Al-Baghdadi, like Zawahri, is sworn to kill all Shiites.
Amalgamation of the two radical Muslim terrorist armies would also pose a new threat to Israel and Jordan from across their borders with Syria.
The ball now lies in the court of the ISIS leader. But one cannot help wondering what impelled the Al Qaeda leader to break his long silence and why he is suddenly ready to throw in his lot with an organization which he has detested for years.
He may be looking for spectacular terror action as a means of putting his organization back in the spotlight of the Islamic world and the West. Another reason may be the growing number of Islamic leaders in the Middle East, Africa and Asia who quitting al-Qaeda and swearing allegiance to ISIS and al-Baghdadi.
But the catalyst might have come from a wholly unexpected direction, DEBKA Weekly’s experts on Al-Qaeda and counterterrorism suggest.

Iran’s fundamentalists favor deal with ISIS

In the past week, voices have been heard in Iran calling for an extraordinary effort to crush ISIS before it is too late and the “caliphate” becomes a fait accompli in the Middle East.
They are challenged by powerful voices calling for the very opposite.
Indeed the Iranian monthly Asr-e-Andisheh made waves with an article calling for negotiations with ISIS, saying it could be the start of a change in policy toward the militant group, which Tehran currently considers its primary enemy in terms of religion, ideology and politics.
The article was written by Akbar Jenab-Zadeh and Qassem Pour-Hossein, both fundamentalists and professors at Tehran’s University of Allameh Tabatabai. They are also close to a Hossein ShariatMadari, the chief editor of Iran’s conservative newspaper Kayhan, which often represents the views of Iran’s supreme leader Ayatollah Ali Khamenei – hence nearly from the horse’s mouth.
In the article, the radical writers asserted that, unlike Israel, ISIS has the advantage of owning a specific land and effectively ruling it. Iranian society’s view of this organization comes from a misconception, because it is neither a takfiri group nor the creation of the US and Israel.
Most ISIS leaders were once prisoners in the United States, the two professors note, and their objective is to fight the US. They commend the Islamic State as different from Al Qaeda and Al-Nusra in that it “remains powerful and will not be defeated by US-led forces.”

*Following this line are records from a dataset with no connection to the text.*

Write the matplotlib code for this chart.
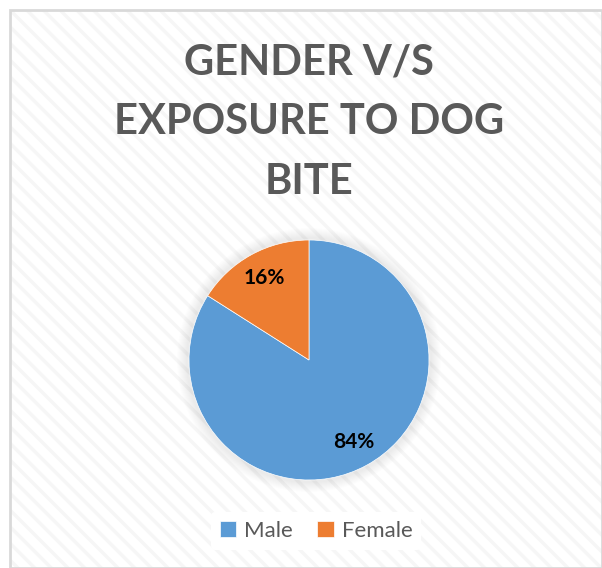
import matplotlib.pyplot as plt
from matplotlib.patches import Rectangle, Circle

labels = ["Male", "Female"]
values = [84, 16]
colors = ["#5b9bd5", "#ed7d31"]
title = "GENDER V/S\nEXPOSURE TO DOG\nBITE"

W, H = 602, 568
fig = plt.figure(figsize=(W / 100, H / 100), dpi=100)
fig.patch.set_facecolor("white")

# chart area with faint diagonal stripes and light border
bg = fig.add_axes([0, 0, 1, 1])
bg.set_xlim(0, W)
bg.set_ylim(H, 0)
bg.axis("off")
plt.rcParams["hatch.linewidth"] = 2.5
bg.add_patch(Rectangle((10, 10), W - 10, H - 10, facecolor="white",
                       edgecolor="#f6f6f6", hatch="\\\\", lw=0))
bg.add_patch(Rectangle((10, 10), W - 10, H - 10, facecolor="none",
                       edgecolor="#d9d9d9", lw=2))

# soft shadow behind pie
cx, cy, r = 309, 360, 120
for i in range(10):
    bg.add_patch(Circle((cx, cy), r + 12 - i, facecolor="#000000",
                        alpha=0.008, lw=0))

fig.text(cx / W, 1 - 122 / H, title, ha="center", va="center",
         fontsize=30, fontweight="bold", color="#595959",
         family="Lato", linespacing=1.7)

ax = fig.add_axes([(cx - r) / W, 1 - (cy + r) / H, 2 * r / W, 2 * r / H])
wedges, texts, autotexts = ax.pie(
    values, colors=colors, startangle=90, counterclock=False,
    autopct="%1.0f%%", pctdistance=0.78,
    wedgeprops=dict(linewidth=0.5, edgecolor="white"),
    textprops=dict(fontsize=15, fontweight="bold", color="black", family="Lato"))
ax.set_xlim(-1, 1)
ax.set_ylim(-1, 1)
ax.set_aspect("equal")

leg = fig.legend(wedges, labels, loc="center", bbox_to_anchor=(316 / W, 1 - 531 / H),
                 ncol=2, frameon=True, handlelength=0.75,
                 handleheight=0.75, handletextpad=0.35, columnspacing=1.1,
                 prop=dict(family="Lato", size=16))
leg.get_frame().set_facecolor("white")
leg.get_frame().set_edgecolor("none")
leg.get_frame().set_alpha(1)
for t in leg.get_texts():
    t.set_color("#595959")

fig.savefig("out.png", dpi=100)
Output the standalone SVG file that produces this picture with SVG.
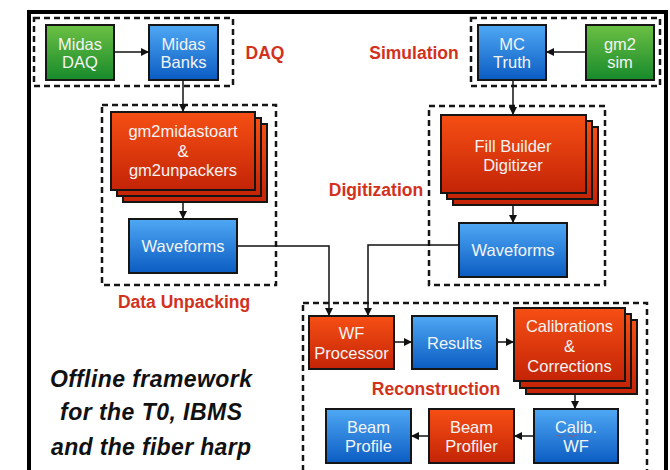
<svg xmlns="http://www.w3.org/2000/svg" width="670" height="470" viewBox="0 0 670 470">
<defs>
<linearGradient id="gb" x1="0" y1="0" x2="0" y2="1"><stop offset="0" stop-color="#4fa8f4"/><stop offset="1" stop-color="#0b5cc2"/></linearGradient>
<linearGradient id="gg" x1="0" y1="0" x2="0" y2="1"><stop offset="0" stop-color="#6cc043"/><stop offset="1" stop-color="#178a2b"/></linearGradient>
<linearGradient id="gr" x1="0" y1="0" x2="0" y2="1"><stop offset="0" stop-color="#f64f14"/><stop offset="1" stop-color="#c42407"/></linearGradient>
<marker id="ah" markerUnits="userSpaceOnUse" markerWidth="9" markerHeight="9" refX="8" refY="4" orient="auto"><path d="M0,0 L8,4 L0,8 z" fill="#111"/></marker>
<style>
.b{fill:url(#gb);stroke:#151515;stroke-width:2}
.g{fill:url(#gg);stroke:#151515;stroke-width:2}
.r{fill:url(#gr);stroke:#151515;stroke-width:2}
.t{font-family:"Liberation Sans",Arial,sans-serif;font-size:16.5px;fill:#f4f4f4;text-anchor:middle}
.lab{font-family:"Liberation Sans",Arial,sans-serif;font-size:17.5px;font-weight:bold;fill:#d2311c;text-anchor:middle}
.dash{fill:none;stroke:#151515;stroke-width:2.5;stroke-dasharray:6 4}
.c{fill:none;stroke:#111;stroke-width:1.5;marker-end:url(#ah)}
.it{font-family:"Liberation Sans",Arial,sans-serif;font-size:23px;font-weight:bold;font-style:italic;fill:#111;text-anchor:middle}
</style>
</defs>
<rect x="0" y="0" width="670" height="470" fill="#ffffff"/>
<rect x="29" y="12" width="637" height="490" fill="none" stroke="#000" stroke-width="4"/>

<g id="groups">
<rect class="dash" x="34" y="18" width="199" height="68"/>
<rect class="dash" x="471" y="18" width="189" height="68"/>
<rect class="dash" x="102" y="105" width="174" height="180"/>
<rect class="dash" x="429" y="106" width="176" height="179"/>
<rect class="dash" x="303" y="303" width="344" height="190"/>
<text class="lab" x="265" y="59">DAQ</text>
<text class="lab" x="414" y="59">Simulation</text>
<text class="lab" x="184" y="308">Data Unpacking</text>
<text class="lab" x="376" y="196">Digitization</text>
<text class="lab" x="436" y="395">Reconstruction</text>
</g>

<g id="connectors">
<path class="c" d="M114,52 H149"/>
<path class="c" d="M586,52 H546"/>
<path class="c" d="M183,80 V112"/>
<path class="c" d="M183,202 V219"/>
<path class="c" d="M513,80 V115"/>
<path class="c" d="M513,205 V223"/>
<path class="c" d="M237,246 H329 V316"/>
<path class="c" d="M459,245 H368 V316"/>
<path class="c" d="M394,342 H412"/>
<path class="c" d="M497,342 H514"/>
<path class="c" d="M575,394 V409"/>
<path class="c" d="M534,436 H514"/>
<path class="c" d="M429,436 H411"/>
</g>

<g id="midas-daq"><rect class="g" x="46" y="25" width="68" height="55"/><text class="t" x="80" y="50">Midas</text><text class="t" x="80" y="68">DAQ</text></g>
<g id="midas-banks"><rect class="b" x="149" y="25" width="69" height="55"/><text class="t" x="183.5" y="50">Midas</text><text class="t" x="183.5" y="68">Banks</text></g>
<g id="mc-truth"><rect class="b" x="478" y="25" width="68" height="55"/><text class="t" x="512" y="50">MC</text><text class="t" x="512" y="68">Truth</text></g>
<g id="gm2-sim"><rect class="g" x="586" y="25" width="68" height="55"/><text class="t" x="620" y="50">gm2</text><text class="t" x="620" y="68">sim</text></g>

<g id="gm2midastoart">
<rect class="r" x="123" y="124" width="144" height="78"/>
<rect class="r" x="117" y="118" width="144" height="78"/>
<rect class="r" x="111" y="112" width="144" height="78"/>
<text class="t" x="183" y="137">gm2midastoart</text><text class="t" x="183" y="157">&amp;</text><text class="t" x="183" y="176">gm2unpackers</text>
</g>
<g id="waveforms-l"><rect class="b" x="129" y="219" width="108" height="54"/><text class="t" x="183" y="252">Waveforms</text></g>

<g id="fill-builder">
<rect class="r" x="453" y="127" width="145" height="78"/>
<rect class="r" x="447" y="121" width="145" height="78"/>
<rect class="r" x="441" y="115" width="145" height="78"/>
<text class="t" x="513" y="152">Fill Builder</text><text class="t" x="513" y="171">Digitizer</text>
</g>
<g id="waveforms-r"><rect class="b" x="459" y="223" width="108" height="54"/><text class="t" x="513" y="256">Waveforms</text></g>

<g id="wf-processor"><rect class="r" x="309" y="316" width="85" height="53"/><text class="t" x="351.5" y="339">WF</text><text class="t" x="351.5" y="359">Processor</text></g>
<g id="results"><rect class="b" x="412" y="316" width="85" height="53"/><text class="t" x="454.5" y="349">Results</text></g>
<g id="calibrations">
<rect class="r" x="526" y="320" width="111" height="74"/>
<rect class="r" x="520" y="314" width="111" height="74"/>
<rect class="r" x="514" y="308" width="111" height="73"/>
<text class="t" x="569.5" y="332">Calibrations</text><text class="t" x="569.5" y="352">&amp;</text><text class="t" x="569.5" y="372">Corrections</text>
</g>
<g id="calib-wf"><rect class="b" x="534" y="409" width="84" height="54"/><text class="t" x="576" y="433">Calib.</text><text class="t" x="576" y="452">WF</text><path d="M556,436 q1.5,-1.5 3,0 t3,0 t3,0 t3,0 t3,0 t3,0 t3,0" fill="none" stroke="#d83030" stroke-width="0.8" stroke-dasharray="1 1"/></g>
<g id="beam-profiler"><rect class="r" x="429" y="409" width="85" height="54"/><text class="t" x="471.5" y="433">Beam</text><text class="t" x="471.5" y="452">Profiler</text></g>
<g id="beam-profile"><rect class="b" x="326" y="409" width="85" height="54"/><text class="t" x="368.5" y="433">Beam</text><text class="t" x="368.5" y="452">Profile</text></g>

<g id="caption">
<text class="it" x="151" y="387" textLength="202" lengthAdjust="spacing">Offline framework</text>
<text class="it" x="151" y="420" textLength="182" lengthAdjust="spacing">for the T0, IBMS</text>
<text class="it" x="151" y="455" textLength="200" lengthAdjust="spacing">and the fiber harp</text>
</g>
</svg>
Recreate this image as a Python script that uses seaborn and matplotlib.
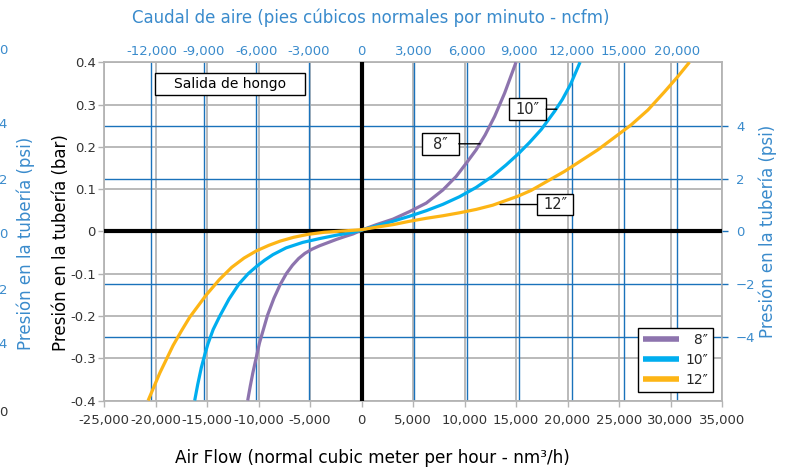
import numpy as np
import pandas as pd
import seaborn as sns
import matplotlib.pyplot as plt
from matplotlib.patches import Rectangle

# Air flow (nm3/h) vs pipe pressure (bar)
flow_8 = [-11050, -10800, -10552, -9906, -9121, -8500, -7900, -7300, -6700, -6100, -5500, -4800, -4072, -3200,
          -2441, -1600, -820, 0, 1450, 3060, 4675, 6290, 7900, 9190, 10160, 11130, 12000, 12924, 13894, 15000]
pres_8 = [-0.4, -0.366, -0.335, -0.264, -0.198, -0.158, -0.126, -0.100, -0.080, -0.064, -0.052, -0.042, -0.034,
          -0.026, -0.019, -0.012, -0.006, 0.003, 0.016, 0.029, 0.047, 0.067, 0.098, 0.130, 0.161, 0.193, 0.228,
          0.272, 0.327, 0.4]

flow_10 = [-16195, -15900, -15550, -15200, -14908, -14400, -13775, -12862, -11885, -11000, -10200, -9400, -8600,
           -7324, -5703, -4072, -2441, -820, 0, 1450, 3060, 4675, 6290, 7900, 9510, 11130, 12740, 14030, 15160,
           16300, 17450, 18744, 19500, 20300, 21216]
pres_10 = [-0.4, -0.362, -0.322, -0.290, -0.266, -0.232, -0.201, -0.160, -0.124, -0.100, -0.083, -0.068, -0.055,
           -0.039, -0.026, -0.017, -0.009, -0.002, 0.003, 0.013, 0.024, 0.036, 0.049, 0.064, 0.082, 0.104, 0.131,
           0.157, 0.182, 0.210, 0.241, 0.284, 0.312, 0.348, 0.4]

flow_12 = [-20716, -19584, -18296, -17500, -16680, -15063, -13800, -12600, -11400, -10200, -9000, -7900, -6600,
           -5200, -3600, -1800, 0, 1450, 3060, 4675, 6290, 7900, 9510, 11130, 12740, 15160, 16474, 19714, 22944,
           26182, 27800, 29412, 30700, 31836]
pres_12 = [-0.4, -0.335, -0.270, -0.236, -0.203, -0.150, -0.114, -0.085, -0.063, -0.046, -0.033, -0.023, -0.014,
           -0.007, -0.002, 0.001, 0.004, 0.010, 0.016, 0.024, 0.031, 0.037, 0.044, 0.052, 0.062, 0.083, 0.097,
           0.142, 0.193, 0.252, 0.287, 0.330, 0.366, 0.4]

sizes = ['8\u2033', '10\u2033', '12\u2033']
colors = ['#8d74ae', '#00aeef', '#fdb515']

flow_ticks = list(range(-25000, 35001, 5000))
bar_ticks = [-0.4, -0.3, -0.2, -0.1, 0, 0.1, 0.2, 0.3, 0.4]
ncfm_ticks = [-12000, -9000, -6000, -3000, 0, 3000, 6000, 9000, 12000, 15000, 18000]
ncfm_labels = ['-12,000', '-9,000', '-6,000', '-3,000', '0', '3,000', '6,000',
               '9,000', '12,000', '15,000', '20,000']
psi_ticks = [-4, -2, 0, 2, 4]
NCFM = 1.7      # nm3/h per ncfm
PSI = 16.0      # psi per bar as drawn

BLUE_TXT = '#3a8bcc'
BLUE_LINE = '#1a72bb'
GRAY = '#b4b4b4'
DARK = '#333333'


def main():
    df = pd.concat([
        pd.DataFrame({'flow': flow_8, 'pressure': pres_8, 'size': sizes[0]}),
        pd.DataFrame({'flow': flow_10, 'pressure': pres_10, 'size': sizes[1]}),
        pd.DataFrame({'flow': flow_12, 'pressure': pres_12, 'size': sizes[2]}),
    ], ignore_index=True)

    sns.set_style('white')
    plt.rcParams['font.family'] = ['DejaVu Sans']

    W, H = 794, 468
    fig = plt.figure(figsize=(W / 100, H / 100), dpi=100)
    x0, x1, y0, y1 = 104, 722, 62.3, 400.5
    ax = fig.add_axes([x0 / W, 1 - y1 / H, (x1 - x0) / W, (y1 - y0) / H])

    sns.lineplot(data=df, x='flow', y='pressure', hue='size', hue_order=sizes,
                 palette=colors, estimator=None, sort=False, lw=2.3, ax=ax, zorder=4,
                 solid_joinstyle='round', solid_capstyle='butt')

    ax.set_xlim(-25000, 35000)
    ax.set_ylim(-0.4, 0.4)
    ax.set_xticks(flow_ticks)
    ax.set_xticklabels([f'{v:,}' for v in flow_ticks])
    ax.set_yticks(bar_ticks)
    ax.set_yticklabels(['0' if v == 0 else f'{v:g}' for v in bar_ticks])
    ax.set_axisbelow(True)
    ax.grid(True, color=GRAY, lw=1.3)
    ax.tick_params(axis='both', labelsize=9.5, colors=DARK, length=4, width=1,
                   color=GRAY, direction='out')
    ax.tick_params(axis='x', pad=6)
    ax.tick_params(axis='y', pad=2)
    ax.tick_params(axis='both', left=True, bottom=True)
    for s in ax.spines.values():
        s.set_color(GRAY)
        s.set_linewidth(1.3)
    ax.set_xlabel('')
    ax.set_ylabel('')

    # blue grid of the secondary units
    for v in ncfm_ticks:
        ax.axvline(v * NCFM, color=BLUE_LINE, lw=1.0, zorder=1)
    for v in psi_ticks:
        ax.axhline(v / PSI, color=BLUE_LINE, lw=1.0, zorder=1)
    ax.axhline(0, color='black', lw=3, zorder=3)
    ax.axvline(0, color='black', lw=3, zorder=3)

    # top axis: ncfm
    ax_top = ax.twiny()
    ax_top.set_xlim(-25000 / NCFM, 35000 / NCFM)
    ax_top.set_xticks(ncfm_ticks)
    ax_top.set_xticklabels(ncfm_labels)
    ax_top.tick_params(axis='x', top=True, labelsize=9.5, colors=BLUE_TXT, length=0, pad=3)
    ax_top.grid(False)
    for s in ax_top.spines.values():
        s.set_visible(False)

    # right axis: psi
    ax_r = ax.twinx()
    ax_r.set_ylim(-0.4 * PSI, 0.4 * PSI)
    ax_r.set_yticks(psi_ticks)
    ax_r.tick_params(axis='y', right=True, labelsize=9.5, colors=BLUE_TXT, length=4,
                     width=1, color=BLUE_LINE, pad=6)
    ax_r.grid(False)
    for s in ax_r.spines.values():
        s.set_visible(False)

    # legend
    handles, _ = ax.get_legend_handles_labels()
    for h in handles:
        h.set_linewidth(4)
    leg = ax.legend(handles, ['\u2007' + sizes[0], sizes[1], sizes[2]],
                    loc='lower right', bbox_to_anchor=(0.985, 0.025), borderaxespad=0,
                    fontsize=10, handlelength=2.6, handletextpad=0.4, labelspacing=0.45,
                    frameon=True, fancybox=False, edgecolor='black', framealpha=1,
                    borderpad=0.35)
    leg.get_frame().set_linewidth(1)
    leg.set_zorder(10)

    # title box
    ax.add_patch(Rectangle((0.0825, 0.903), 0.243, 0.065, transform=ax.transAxes,
                           facecolor='white', edgecolor='black', lw=1, zorder=6))
    ax.text(0.0825 + 0.1215, 0.9355, 'Salida de hongo', transform=ax.transAxes,
            ha='center', va='center', fontsize=10, color='black', zorder=7)

    # curve callouts: label, box (x0, y0, x1, y1) in axes fraction, leader end
    callouts = [(sizes[0], (0.5146, 0.7259, 0.5740, 0.7901), (0.6084, 0.7590)),
                (sizes[1], (0.6558, 0.8294, 0.7152, 0.8936), (0.7325, 0.8613)),
                (sizes[2], (0.7002, 0.5485, 0.7594, 0.6097), (0.6408, 0.5795))]
    for lab, (bx0, by0, bx1, by1), end in callouts:
        ax.add_patch(Rectangle((bx0, by0), bx1 - bx0, by1 - by0, transform=ax.transAxes,
                               facecolor='white', edgecolor='black', lw=1, zorder=6))
        ax.text((bx0 + bx1) / 2, (by0 + by1) / 2, lab, transform=ax.transAxes,
                ha='center', va='center', fontsize=10.5, zorder=7)
        start = (bx1, end[1]) if end[0] > bx1 else (bx0, end[1])
        ax.annotate('', xy=end, xytext=start, xycoords='axes fraction',
                    textcoords='axes fraction',
                    arrowprops=dict(arrowstyle='-', color='black', lw=1,
                                    shrinkA=0, shrinkB=0), zorder=6)

    # axis titles
    fig.text(370.5 / W, 1 - 18 / H, 'Caudal de aire (pies cúbicos normales por minuto - ncfm)',
             ha='center', va='center', fontsize=12, color=BLUE_TXT)
    fig.text(372 / W, 1 - 458 / H, 'Air Flow (normal cubic meter per hour - nm³/h)',
             ha='center', va='center', fontsize=12.2, color='black')
    fig.text(60.5 / W, 1 - 243 / H, 'Presión en la tubería (bar)', rotation=90,
             ha='center', va='center', fontsize=12, color='black')
    fig.text(767.5 / W, 1 - 231.5 / H, 'Presión en la tubería (psi)', rotation=90,
             ha='center', va='center', fontsize=12, color=BLUE_TXT)

    # clipped psi scale from the neighbouring chart
    ghost = [(50, '0', BLUE_TXT), (125, '4', BLUE_TXT), (180, '2', BLUE_TXT),
             (235, '0', BLUE_TXT), (290, '2', BLUE_TXT), (345, '4', BLUE_TXT),
             (412, '0', DARK)]
    for py, s, c in ghost:
        fig.text(7 / W, 1 - py / H, s, ha='right', va='center', fontsize=9.5, color=c)
    fig.text(26 / W, 1 - 243 / H, 'Presión en la tubería (psi)', rotation=90,
             ha='center', va='center', fontsize=12, color=BLUE_TXT)

    fig.savefig('out.png', dpi=100)


if __name__ == '__main__':
    main()
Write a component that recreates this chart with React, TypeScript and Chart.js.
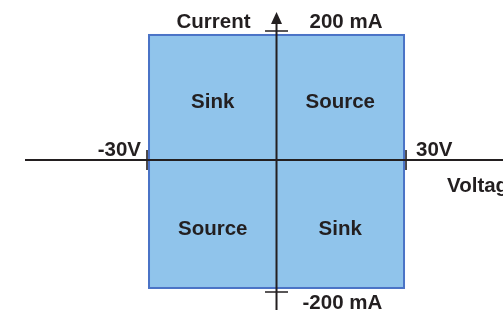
import React, { useEffect, useRef } from "react";
import { Chart, registerables } from "chart.js";

Chart.register(...registerables);

// Data
const voltageLimits = [-30, 30];
const currentLimits = [-200, 200];
const voltageTickLabels = ["-30V", "30V"];
const currentTickLabels = ["-200 mA", "200 mA"];
const axisTitles = ["Voltage", "Current"];
const quadrantLabels = ["Sink", "Source", "Source", "Sink"];
const quadrantVoltage = [-15, 15, -15, 15];
const quadrantCurrent = [96, 96, -105, -105];

const FILL = "#90c4eb";
const BORDER = "#4a73c6";
const INK = "#231f20";
const FONT = "bold 20.5px 'Liberation Sans', Arial, sans-serif";

const quadrantPlugin = {
  id: "quadrant",
  beforeDatasetsDraw(chart: any) {
    const ctx = chart.ctx;
    const xs = chart.scales.x;
    const ys = chart.scales.y;
    const x0 = xs.getPixelForValue(voltageLimits[0]);
    const x1 = xs.getPixelForValue(voltageLimits[1]);
    const y0 = ys.getPixelForValue(currentLimits[1]);
    const y1 = ys.getPixelForValue(currentLimits[0]);
    const cx = xs.getPixelForValue(0);
    const cy = ys.getPixelForValue(0) - 1.5;
    const { left, right, bottom } = chart.chartArea;
    ctx.save();
    // rectangle
    ctx.fillStyle = FILL;
    ctx.fillRect(x0, y0, x1 - x0, y1 - y0);
    ctx.strokeStyle = BORDER;
    ctx.lineWidth = 2;
    ctx.strokeRect(x0, y0, x1 - x0, y1 - y0);

    // axes
    ctx.strokeStyle = INK;
    ctx.lineWidth = 2;
    ctx.beginPath();
    ctx.moveTo(left + 25, cy);
    ctx.lineTo(right, cy);
    ctx.moveTo(cx, 20);
    ctx.lineTo(cx, bottom);
    ctx.stroke();
    // arrow
    ctx.fillStyle = INK;
    ctx.beginPath();
    ctx.moveTo(cx, 12);
    ctx.lineTo(cx - 5.5, 24);
    ctx.lineTo(cx + 5.5, 24);
    ctx.closePath();
    ctx.fill();

    // ticks
    ctx.lineWidth = 1.6;
    ctx.beginPath();
    ctx.moveTo(x0 - 2, cy - 10);
    ctx.lineTo(x0 - 2, cy + 10);
    ctx.moveTo(x1 + 2, cy - 10);
    ctx.lineTo(x1 + 2, cy + 10);
    ctx.moveTo(cx - 11.5, y0 - 4);
    ctx.lineTo(cx + 11.5, y0 - 4);
    ctx.moveTo(cx - 11.5, y1 + 4);
    ctx.lineTo(cx + 11.5, y1 + 4);
    ctx.stroke();

    // texts
    ctx.fillStyle = INK;
    ctx.font = FONT;
    ctx.textBaseline = "alphabetic";
    ctx.textAlign = "right";
    ctx.fillText(voltageTickLabels[0], x0 - 8, cy - 4);
    ctx.fillText(axisTitles[1], cx - 26, 28);
    ctx.textAlign = "left";
    ctx.fillText(voltageTickLabels[1], x1 + 12, cy - 4);
    ctx.fillText(axisTitles[0], x1 + 43, cy + 32);
    ctx.fillText(currentTickLabels[1], cx + 33, 28);
    ctx.fillText(currentTickLabels[0], cx + 26, 309);
    ctx.textAlign = "center";
    for (let i = 0; i < quadrantLabels.length; i++) {
      const px = xs.getPixelForValue(quadrantVoltage[i]);
      const py = ys.getPixelForValue(quadrantCurrent[i]);
      ctx.fillText(quadrantLabels[i], px, py + 7);
    }
    ctx.restore();
  },
};

export default function App() {
  const ref = useRef<HTMLCanvasElement | null>(null);
  useEffect(() => {
    if (!ref.current) return;
    const chart = new Chart(ref.current, {
      type: "scatter",
      data: { datasets: [{ data: [], pointRadius: 0 }] },
      options: {
        animation: false,
        responsive: false,
        events: [],
        layout: { padding: 0 },
        plugins: { legend: { display: false }, tooltip: { enabled: false } },
        scales: {
          x: { type: "linear", display: false, min: -65.06, max: 53.29 },
          y: { type: "linear", display: false, min: -234.8, max: 255.3 },
        },
      },
      plugins: [quadrantPlugin],
    });
    return () => chart.destroy();
  }, []);
  return (
    <div style={{ position: "fixed", left: 0, top: 0, width: 503, height: 310, background: "#fff" }}>
      <canvas ref={ref} width={503} height={310} style={{ display: "block" }} />
    </div>
  );
}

Zawahri jumps in to beat Tehran to the draw with ISIS

DEBKA Weekly’s sources in Tehran added that the publication of the article by the respected journal marks the first endorsement from a high Iranian regime echelon of a possible rapprochement with ISIS. The fundamentalist wing is already pushing for a revised policy towards the militant group.
This idea is not as revolutionary as it would seem. Radical Shiite Iran has a history of operational association with the radical Sunni al Qaeda.
In 2001, after the US invasion of Osama Bin Laden’s base in Afghanistan, Tehran granted sanctuary to scores of its top operatives and their families.
In 2005, for an attack on Saudi Arabia, Iran used an al Qaeda team living there in asylum as its proxy for a campaign of terror in Riyadh that also targeted Americans. This campaign was orchestrated by Saif al-Adel, a high-profile crony of bin Laden, who is currently the organization’s top operations officer. He once had friends in high places in Tehran and may still do.
With voices in Tehran discussing talks with ISIS, it is no wonder that Al-Zawahri is jumping in to beat Iran to the draw for a chance to revive al Qaeda’s sagging fortunes.